Picasso Museum Malaga
A fair amount of research and reading but I can’t say it was hard work. I have always loved art but never studied it so I had a very superficial understanding. I gradually built up my knowledge by reading, watching documentaries and visiting exhibitions, by not limiting myself to artists I was familiar with but consciously exploring periods and styles new to me. The Málaga location also provided the connection to Pablo Picasso who was born in the city. He was a childhood inspiration for Justine as she, like the young Picasso, drew the birds she saw around her every day as a child, mostly seabirds and pigeons.
You have received some fabulous reviews for Connectedness – will we be seeing more in this series and when?
Thank you! I am a slow writer so it will be three years or so before we see Sweet Joy. I often wish I could write quicker but I have health issues that make it difficult for me to spend long periods at the computer. So I tend to break up my days, combining writing one novel at the computer and then later in the day taking a break away from my desk while researching the next. So I am currently researching book four in the ‘Identity Detective’ series, currently title-less, which will be set again in Yorkshire.

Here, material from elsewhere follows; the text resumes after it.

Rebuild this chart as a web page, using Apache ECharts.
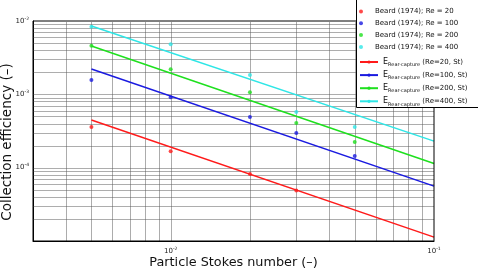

What’s your favourite and why:
Book. Pride and Prejudice
Tipple Does tea count? I’m tee-total now as alcohol stopped agreeing with me.

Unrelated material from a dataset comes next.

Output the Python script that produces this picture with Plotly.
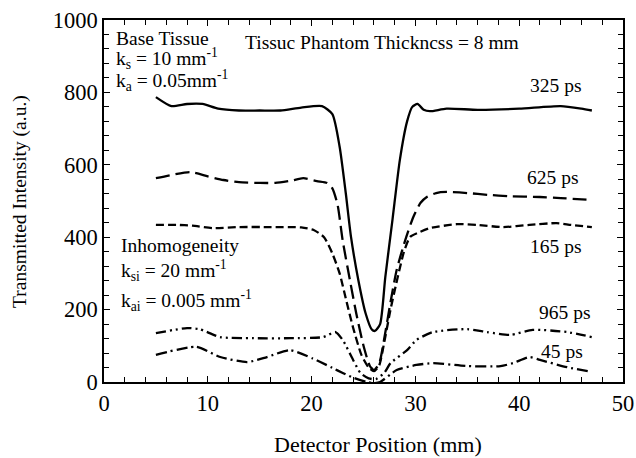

Outfit I’m a jeans and t-shirt girl, a scarf around my neck and New Balance trainers on my feet.
Film All the President’s Men. The film that made me aspire to be a journalist. My second choice is another Redford film, Butch Cassidy and the Sundance Kid. What a fantastic script by William Goldman.
TO THE OUTSIDE WORLD, ARTIST JUSTINE TREE HAS IT ALL… BUT SHE ALSO HAS A SECRET THAT THREATENS TO DESTROY EVERYTHING
Justine’s art sells around the world, but does anyone truly know her? When her mother dies, she returns to her childhood home in Yorkshire where she decides to confront her past. She asks journalist Rose Haldane to find the baby she gave away when she was an art student, but only when Rose starts to ask difficult questions does Justine truly understand what she must face.
Is Justine strong enough to admit the secrets and lies of her past? To speak aloud the deeds she has hidden for 27 years, the real inspiration for her work that sells for millions of pounds. Could the truth trash her artistic reputation? Does Justine care more about her daughter, or her art? And what will she do if her daughter hates her?
This tale of art, adoption, romance and loss moves between now and the Eighties, from London’s art world to the bleak isolated cliffs of East Yorkshire and the hot orange blossom streets of Málaga, Spain.
A family mystery for fans of Maggie O’Farrell, Lucinda Riley, Tracy Rees and Rachel Hore.
Sandra Danby is a proud Yorkshire woman, tennis nut and tea drinker. She believes a walk on the beach will cure most ills. Unlike Rose Haldane, the identity detective in her two novels, Ignoring Gravity and Connectedness, Sandra is not adopted.